As far as the festival was concerned, there was no such thing as Palestine or Palestinians, but this may have had more to do with appealing to the broader non-Jewish public. 
Rather than promoting Jewish-only Birthright Israel trips and immigration to Israel, the main attractions were booths advertising and recruiting for programs that are theoretically available to all Americans, like the study abroad program and Volunteers for Israel (VFI).

“Sexy Israeli soldiers are waiting for you” 

When I approached the VFI booth, it was being staffed by a couple that looked to be in their sixties. Their eyes lit up when I requested a brochure. 
“If you volunteer,” said the man, “the airline ticket is free!”
“That’s not the only reason you should go,” the woman interrupted, flirtatiously. “Those sexy Israeli soldiers are waiting for you!” 
I went back to the VFI booth about twenty minutes later to inquire about the program. This time a middle-aged American recruiter droned on about how incredibly fulfilling the program was. He added that anyone, Jews and non-Jews alike, could volunteer, at which point I challenged him.
“Anyone?” I said.
“Well that depends,” he replied with growing suspicion. “What do you mean by ‘anyone’?” 
“Well, what if I’m Palestinian?” I asked. 
Uncomfortable with where the conversation was headed, he stuttered, “W-w-well, there’s an interview process and not everyone passes. Even Jews, if they’re jerks, can be rejected.”
Irritated with my prodding, he added, “Are you really interested in volunteering, or are you just trying to start something?” I responded that I was genuinely interested and thanked him for his time. He did not look pleased. 

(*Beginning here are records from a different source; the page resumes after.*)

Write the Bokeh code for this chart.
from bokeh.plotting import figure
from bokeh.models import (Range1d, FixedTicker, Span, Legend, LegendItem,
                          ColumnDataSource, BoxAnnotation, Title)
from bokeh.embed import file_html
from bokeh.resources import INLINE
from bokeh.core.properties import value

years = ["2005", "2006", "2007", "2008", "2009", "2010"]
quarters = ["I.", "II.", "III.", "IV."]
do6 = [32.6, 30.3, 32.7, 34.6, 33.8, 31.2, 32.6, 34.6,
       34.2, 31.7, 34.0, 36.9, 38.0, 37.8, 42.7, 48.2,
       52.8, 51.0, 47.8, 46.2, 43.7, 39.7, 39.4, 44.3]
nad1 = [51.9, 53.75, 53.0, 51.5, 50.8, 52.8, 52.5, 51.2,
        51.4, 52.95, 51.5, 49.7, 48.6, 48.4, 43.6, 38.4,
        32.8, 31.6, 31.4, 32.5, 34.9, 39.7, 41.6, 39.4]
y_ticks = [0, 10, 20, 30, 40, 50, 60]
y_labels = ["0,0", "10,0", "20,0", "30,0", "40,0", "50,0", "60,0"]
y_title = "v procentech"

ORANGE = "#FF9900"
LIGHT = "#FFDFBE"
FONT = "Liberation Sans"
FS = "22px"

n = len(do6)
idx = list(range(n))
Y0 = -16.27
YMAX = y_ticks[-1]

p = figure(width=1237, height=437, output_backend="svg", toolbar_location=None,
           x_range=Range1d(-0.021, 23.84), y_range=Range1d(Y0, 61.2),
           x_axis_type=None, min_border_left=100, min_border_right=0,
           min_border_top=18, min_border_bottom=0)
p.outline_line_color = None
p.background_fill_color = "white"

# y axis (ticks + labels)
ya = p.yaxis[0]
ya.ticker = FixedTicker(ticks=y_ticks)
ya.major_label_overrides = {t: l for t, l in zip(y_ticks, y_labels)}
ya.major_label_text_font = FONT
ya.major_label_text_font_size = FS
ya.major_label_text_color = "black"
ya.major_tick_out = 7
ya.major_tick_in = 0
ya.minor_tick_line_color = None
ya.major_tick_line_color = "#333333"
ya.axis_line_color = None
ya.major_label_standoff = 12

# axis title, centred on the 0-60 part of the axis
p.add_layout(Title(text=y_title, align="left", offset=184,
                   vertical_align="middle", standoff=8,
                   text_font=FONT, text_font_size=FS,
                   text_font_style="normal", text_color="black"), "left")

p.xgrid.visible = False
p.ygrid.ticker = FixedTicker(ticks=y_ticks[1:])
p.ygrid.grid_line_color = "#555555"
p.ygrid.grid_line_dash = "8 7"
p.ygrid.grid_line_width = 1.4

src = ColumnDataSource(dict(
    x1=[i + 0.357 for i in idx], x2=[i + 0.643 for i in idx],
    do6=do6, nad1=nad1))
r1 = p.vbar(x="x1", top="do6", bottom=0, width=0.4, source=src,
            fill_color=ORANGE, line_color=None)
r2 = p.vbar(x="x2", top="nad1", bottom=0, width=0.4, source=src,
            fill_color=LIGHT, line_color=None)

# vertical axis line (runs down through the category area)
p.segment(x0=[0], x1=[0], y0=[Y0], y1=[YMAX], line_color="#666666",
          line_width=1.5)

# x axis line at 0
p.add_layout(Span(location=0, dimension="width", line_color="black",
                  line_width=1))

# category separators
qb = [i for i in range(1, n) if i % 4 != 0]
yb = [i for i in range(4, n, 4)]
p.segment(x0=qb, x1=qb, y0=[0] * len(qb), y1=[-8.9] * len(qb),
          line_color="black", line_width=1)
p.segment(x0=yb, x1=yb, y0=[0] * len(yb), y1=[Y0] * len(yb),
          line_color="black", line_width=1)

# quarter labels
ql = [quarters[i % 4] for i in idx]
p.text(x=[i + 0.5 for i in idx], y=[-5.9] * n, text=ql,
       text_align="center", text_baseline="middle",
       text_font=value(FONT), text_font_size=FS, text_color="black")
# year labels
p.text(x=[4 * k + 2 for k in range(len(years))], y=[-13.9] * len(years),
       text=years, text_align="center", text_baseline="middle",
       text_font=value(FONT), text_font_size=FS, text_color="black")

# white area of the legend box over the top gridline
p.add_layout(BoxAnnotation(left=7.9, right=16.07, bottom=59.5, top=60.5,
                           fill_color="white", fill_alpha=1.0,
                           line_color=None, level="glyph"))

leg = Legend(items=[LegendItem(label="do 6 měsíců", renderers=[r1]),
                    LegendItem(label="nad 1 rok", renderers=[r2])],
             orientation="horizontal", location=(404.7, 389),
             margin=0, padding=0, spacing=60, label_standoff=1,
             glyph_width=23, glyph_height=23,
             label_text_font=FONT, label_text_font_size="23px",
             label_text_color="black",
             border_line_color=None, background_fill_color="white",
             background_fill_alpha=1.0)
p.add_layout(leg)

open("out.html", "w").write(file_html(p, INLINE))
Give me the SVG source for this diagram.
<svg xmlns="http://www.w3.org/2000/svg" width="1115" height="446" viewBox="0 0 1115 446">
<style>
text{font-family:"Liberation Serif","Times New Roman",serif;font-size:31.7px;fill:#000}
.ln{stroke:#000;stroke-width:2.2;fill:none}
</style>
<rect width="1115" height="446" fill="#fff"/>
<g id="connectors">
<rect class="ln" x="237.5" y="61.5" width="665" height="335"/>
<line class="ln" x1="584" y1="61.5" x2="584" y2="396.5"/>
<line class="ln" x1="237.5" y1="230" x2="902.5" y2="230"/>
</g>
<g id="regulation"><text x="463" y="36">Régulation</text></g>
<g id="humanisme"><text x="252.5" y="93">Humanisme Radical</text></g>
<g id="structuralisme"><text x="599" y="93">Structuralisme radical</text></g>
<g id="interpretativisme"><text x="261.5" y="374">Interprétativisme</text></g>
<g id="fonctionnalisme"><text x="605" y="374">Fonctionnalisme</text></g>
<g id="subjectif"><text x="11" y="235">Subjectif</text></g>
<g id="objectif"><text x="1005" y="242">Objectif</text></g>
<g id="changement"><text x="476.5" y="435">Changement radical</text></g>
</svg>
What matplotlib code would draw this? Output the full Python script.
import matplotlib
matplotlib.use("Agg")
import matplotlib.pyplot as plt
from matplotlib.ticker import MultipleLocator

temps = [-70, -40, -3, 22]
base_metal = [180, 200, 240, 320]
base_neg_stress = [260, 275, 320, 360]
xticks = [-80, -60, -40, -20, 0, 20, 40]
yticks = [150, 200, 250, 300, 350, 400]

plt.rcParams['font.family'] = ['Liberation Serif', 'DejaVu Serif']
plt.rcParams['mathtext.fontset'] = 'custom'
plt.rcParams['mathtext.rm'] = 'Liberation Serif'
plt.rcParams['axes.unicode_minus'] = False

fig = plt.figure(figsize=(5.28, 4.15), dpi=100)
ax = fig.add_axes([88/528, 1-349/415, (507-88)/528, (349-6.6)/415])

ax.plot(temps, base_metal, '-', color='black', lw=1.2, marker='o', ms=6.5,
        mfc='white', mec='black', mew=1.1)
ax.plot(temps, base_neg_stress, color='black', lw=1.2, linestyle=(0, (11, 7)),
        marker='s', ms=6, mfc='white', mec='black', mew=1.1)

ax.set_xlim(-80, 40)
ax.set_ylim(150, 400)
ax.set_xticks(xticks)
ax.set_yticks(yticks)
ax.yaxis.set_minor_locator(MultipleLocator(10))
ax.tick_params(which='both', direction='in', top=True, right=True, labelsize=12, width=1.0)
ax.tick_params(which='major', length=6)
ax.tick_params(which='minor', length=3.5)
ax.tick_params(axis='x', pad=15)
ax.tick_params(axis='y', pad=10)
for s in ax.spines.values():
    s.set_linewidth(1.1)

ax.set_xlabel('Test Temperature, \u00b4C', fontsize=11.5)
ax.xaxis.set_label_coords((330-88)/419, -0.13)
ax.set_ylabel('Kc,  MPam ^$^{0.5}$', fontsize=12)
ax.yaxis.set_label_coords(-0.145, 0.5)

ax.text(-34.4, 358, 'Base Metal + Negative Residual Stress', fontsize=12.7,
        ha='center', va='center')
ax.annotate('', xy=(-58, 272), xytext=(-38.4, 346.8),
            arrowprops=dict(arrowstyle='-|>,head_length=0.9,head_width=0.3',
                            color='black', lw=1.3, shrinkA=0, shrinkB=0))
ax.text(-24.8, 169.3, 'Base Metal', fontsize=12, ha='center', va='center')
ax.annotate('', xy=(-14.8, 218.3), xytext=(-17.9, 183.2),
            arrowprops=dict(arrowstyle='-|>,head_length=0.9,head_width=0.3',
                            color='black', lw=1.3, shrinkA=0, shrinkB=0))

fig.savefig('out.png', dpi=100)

Despite the hatred on display in GMU SAIA’s video, I came away from the event inspired by DMV SJP’s action. Though it was small and took place in a politically apathetic suburban environment, their counter demonstration had a positive and educational impact. In between the hateful tirades were lengthy and productive conversations with people from inside and outside the festival about Israeli apartheid and Palestinian suffering. 
Moreover, we have reached a point where Zionists can no longer publicly celebrate their ethnocracy, even in a pro-Israel stronghold like Northern Virginia, without being challenged.  
As Radi told me after the festival, “Any time they have a presence, our presence needs to be there. Anytime they have a celebration, they need to know there will be some resistance.”